Recorded data
━━━━━━━━

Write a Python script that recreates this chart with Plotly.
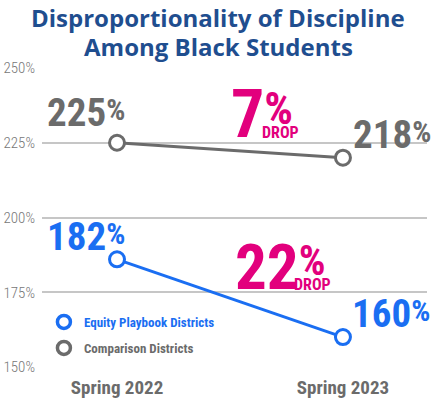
import plotly.graph_objects as go

# ---- data ----
periods = ["Spring 2022", "Spring 2023"]
equity_vals = [186, 160]          # plotted positions
comparison_vals = [225, 220]
equity_labels = ["182", "160"]    # printed labels
comparison_labels = ["225", "218"]
drop_labels = ["7", "22"]         # comparison drop %, equity drop %
y_ticks = [150, 175, 200, 225, 250]
y_ticktext = [f"{v}%" for v in y_ticks]
series_names = ["Equity Playbook Districts", "Comparison Districts"]
title_lines = ["Disproportionality of Discipline", "Among Black Students"]

BLUE = "#1a6ef2"
GREY = "#6b6b6b"
MAGENTA = "#e2007d"
TITLE = "#1f4e8f"
COND = "Roboto Condensed, Open Sans Condensed, sans-serif"

# pixel helpers for annotation placement (plot area: x 42..427, y 68..367)
def xd(px):
    return (px - 117) / 226.0

def yd(py):
    return 150 + (367 - py) / 2.99

def xp(px):
    return (px - 42) / 385.0

def yp(py):
    return (367 - py) / 299.0

fig = go.Figure()

for vals, color in [(comparison_vals, GREY), (equity_vals, BLUE)]:
    fig.add_trace(go.Scatter(
        x=periods, y=vals, mode="lines+markers", showlegend=False,
        line=dict(color=color, width=3),
        marker=dict(symbol="circle", size=15, color="white",
                    line=dict(color=color, width=3)),
        hoverinfo="skip", cliponaxis=False,
    ))

# legend-only entries
for name, color, lg in [(series_names[0], BLUE, "legend"), (series_names[1], GREY, "legend2")]:
    fig.add_trace(go.Scatter(
        x=[None], y=[None], mode="markers", name=name, legend=lg,
        marker=dict(symbol="circle", size=13, color="white",
                    line=dict(color=color, width=3.5)),
    ))

def pct(num, size, shift):
    return f"{num}<span style='font-size:{size}px;baseline-shift:{shift}px'>%</span>"

ann = []
lab_fs = 39
ann.append(dict(x=xd(86), y=yd(113), text=pct(comparison_labels[0], 30, 6),
                font=dict(family=COND, size=lab_fs, color=GREY)))
ann.append(dict(x=xd(392), y=yd(134.5), text=pct(comparison_labels[1], 30, 6),
                font=dict(family=COND, size=lab_fs, color=GREY)))
ann.append(dict(x=xd(86), y=yd(236.5), text=pct(equity_labels[0], 30, 6),
                font=dict(family=COND, size=lab_fs, color=BLUE)))
ann.append(dict(x=xd(391), y=yd(314), text=pct(equity_labels[1], 30, 6),
                font=dict(family=COND, size=lab_fs, color=BLUE)))
# drop labels
ann.append(dict(x=xd(262), y=yd(114), text=pct(drop_labels[0], 45, 13),
                font=dict(family=COND, size=66, color=MAGENTA)))
ann.append(dict(x=xd(280.5), y=yd(132), text="DROP",
                font=dict(family=COND, size=16, color=MAGENTA)))
ann.append(dict(x=xd(281), y=yd(267.5), text=pct(drop_labels[1], 42, 14),
                font=dict(family=COND, size=63, color=MAGENTA)))
ann.append(dict(x=xd(312.5), y=yd(284), text="DROP",
                font=dict(family=COND, size=16, color=MAGENTA)))
for a in ann:
    a.update(xref="x", yref="y", showarrow=False, xanchor="center", yanchor="middle")
    a["font"]["weight"] = "bold"

# title (two lines)
for line, cy in zip(title_lines, [18, 46]):
    ann.append(dict(x=xp(218), y=yp(cy), xref="paper", yref="paper",
                    xanchor="center", yanchor="middle", showarrow=False, text=line,
                    font=dict(family="Open Sans, sans-serif", size=24, color=TITLE,
                              weight="bold")))

fig.update_layout(
    width=431, height=399,
    margin=dict(l=42, r=4, t=68, b=32),
    paper_bgcolor="white", plot_bgcolor="white",
    xaxis=dict(range=[-0.332, 1.372], showgrid=False, zeroline=False, showline=False,
               ticks="", automargin=False,
               tickfont=dict(family=COND, size=19, color=GREY, weight="bold"),
               ticklabelstandoff=7),
    yaxis=dict(range=[150, 250], tickvals=y_ticks, ticktext=y_ticktext,
               showgrid=True, gridcolor="#c6c6c6", gridwidth=1.5, zeroline=False,
               showline=False, ticks="", ticklabelstandoff=6, automargin=False,
               tickfont=dict(family=COND, size=15, color="#777777", weight=300)),
    annotations=ann,
    legend=dict(x=0.005, y=yp(322), xanchor="left", yanchor="middle",
                font=dict(family=COND, size=13, color=BLUE, weight="bold"),
                bgcolor="rgba(0,0,0,0)"),
    legend2=dict(x=0.005, y=yp(348), xanchor="left", yanchor="middle",
                 font=dict(family=COND, size=13, color=GREY, weight="bold"),
                 bgcolor="rgba(0,0,0,0)"),
    showlegend=True,
)

fig.write_html("out.html", config={"displayModeBar": False},
               post_script="document.body.style.margin='0';")
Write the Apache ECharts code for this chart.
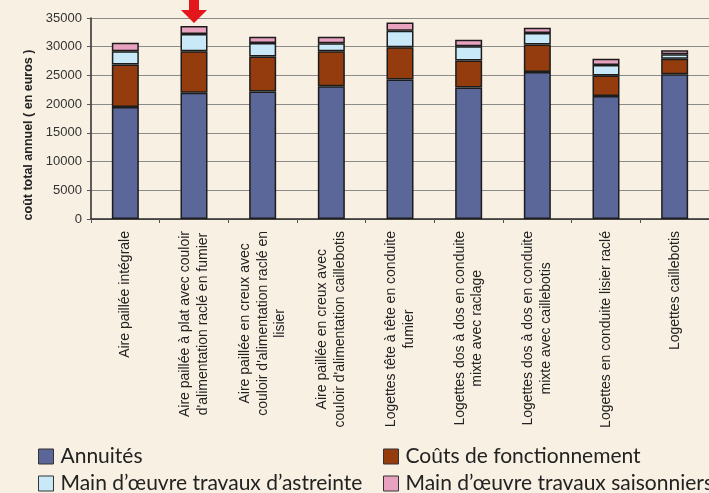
<!DOCTYPE html>
<html>
<head>
<meta charset="utf-8">
<script src="https://cdn.jsdelivr.net/npm/echarts@6/dist/echarts.min.js"></script>
<style>
html,body{margin:0;padding:0;background:#F8F0E2;}
#chart{width:709px;height:493px;}
</style>
</head>
<body>
<div id="chart"></div>
<script>
const categories = [
  "Aire paillée intégrale",
  "Aire paillée à plat avec couloir\nd'alimentation raclé en fumier",
  "Aire paillée en creux avec\ncouloir d'alimentation raclé en\nlisier",
  "Aire paillée en creux avec\ncouloir d'alimentation caillebotis",
  "Logettes tête à tête en conduite\nfumier",
  "Logettes dos à dos en conduite\nmixte avec raclage",
  "Logettes dos à dos en conduite\nmixte avec caillebotis",
  "Logettes en conduite lisier raclé",
  "Logettes caillebotis"
];
const annuites   = [19500, 22000, 22200, 23100, 24300, 22900, 25600, 21400, 25200];
const couts      = [7400, 7200, 6100, 6100, 5600, 4700, 4800, 3600, 2700];
const astreinte  = [2300, 3000, 2350, 1400, 2900, 2500, 2000, 1800, 800];
const saison     = [1500, 1400, 1100, 1150, 1400, 1100, 900, 1100, 700];
const seriesNames = ["Annuités", "Coûts de fonctionnement", "Main d’œuvre travaux d’astreinte", "Main d’œuvre travaux saisonniers"];
const colors = ["#5B6699", "#943C0E", "#C9E9F9", "#E8A2BF"];
const yTicks = { min: 0, max: 35000, interval: 5000 };
const highlightIndex = 1;

const totals = categories.map((c, i) => annuites[i] + couts[i] + astreinte[i] + saison[i]);
const dataSets = [annuites, couts, astreinte, saison];
const sansFont = "'Liberation Sans', Arial, sans-serif";

const chart = echarts.init(document.getElementById('chart'));
const series = dataSets.map((d, k) => {
  const s = {
    name: seriesNames[k],
    type: 'bar',
    stack: 'total',
    barWidth: 27,
    data: d,
    itemStyle: { color: colors[k], borderColor: '#1c1c1c', borderWidth: 1.5 },
    emphasis: { disabled: true }
  };
  if (k === 3) {
    s.markPoint = {
      silent: true,
      symbol: 'path://M8,0 L18,0 L18,13 L26,13 L13,26 L0,13 L8,13 Z',
      symbolSize: [26, 26],
      symbolOffset: [0, -16],
      itemStyle: { color: '#E2161B' },
      label: { show: false },
      data: [{ coord: [categories[highlightIndex], totals[highlightIndex]] }]
    };
  }
  return s;
});

const legendPos = [
  { left: 38, top: 446 },
  { left: 383, top: 446 },
  { left: 38, top: 473 },
  { left: 383, top: 473 }
];
const legends = seriesNames.map((n, k) => ({
  data: [n],
  left: legendPos[k].left,
  top: legendPos[k].top,
  padding: 0,
  itemWidth: 15,
  itemHeight: 15,
  icon: 'rect',
  selectedMode: false,
  itemStyle: { borderColor: '#333', borderWidth: 1 },
  textStyle: { fontFamily: 'Lato', fontSize: 21, color: '#222', padding: [0, 0, 0, 2] }
}));

chart.setOption({
  backgroundColor: '#F8F0E2',
  animation: false,
  color: colors,
  legend: legends,
  grid: { left: 91, top: 18, right: -7, bottom: 274, containLabel: false },
  xAxis: {
    type: 'category',
    data: categories,
    axisLine: { lineStyle: { color: '#2a2a2a', width: 1.5 } },
    axisTick: { show: true, length: 4, interval: 0, lineStyle: { color: '#555' } },
    axisLabel: {
      interval: 0,
      rotate: 90,
      margin: 12,
      fontFamily: sansFont,
      fontSize: 14,
      lineHeight: 17.5,
      color: '#222',
      formatter: v => v.split('\n').map(l => '{c|' + l + '}').join('\n'),
      rich: { c: { align: 'center', fontFamily: sansFont, fontSize: 14, lineHeight: 17.5, color: '#222' } }
    }
  },
  yAxis: {
    type: 'value',
    min: yTicks.min,
    max: yTicks.max,
    interval: yTicks.interval,
    name: 'coût total annuel ( en euros )',
    nameLocation: 'middle',
    nameRotate: 90,
    nameGap: 53,
    nameTextStyle: { fontFamily: sansFont, fontSize: 12.5, fontWeight: 'bold', color: '#222', padding: [0, 33, 0, 0] },
    axisLine: { show: true, lineStyle: { color: '#2a2a2a', width: 1.5 } },
    axisTick: { show: true, length: 4, lineStyle: { color: '#555' } },
    axisLabel: { margin: 9, fontFamily: sansFont, fontSize: 13, color: '#333', formatter: v => String(v) },
    splitLine: { lineStyle: { color: '#8a8a8a', width: 1 } }
  },
  series: series
});
</script>
</body>
</html>
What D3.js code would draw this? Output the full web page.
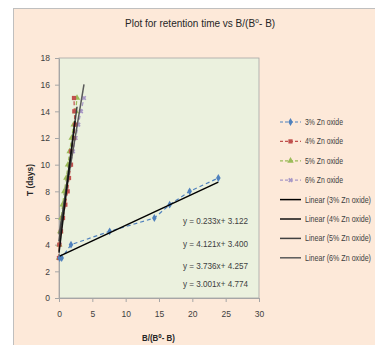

━━━━━━━━

▶ Exercise: Please reproduce the listing exactly from its opening line through the line that contains "import plotly.graph_objects as go", both included, with all pictures omitted.

▶ Written response:
Write a Python script that recreates this chart with Plotly.
import plotly.graph_objects as go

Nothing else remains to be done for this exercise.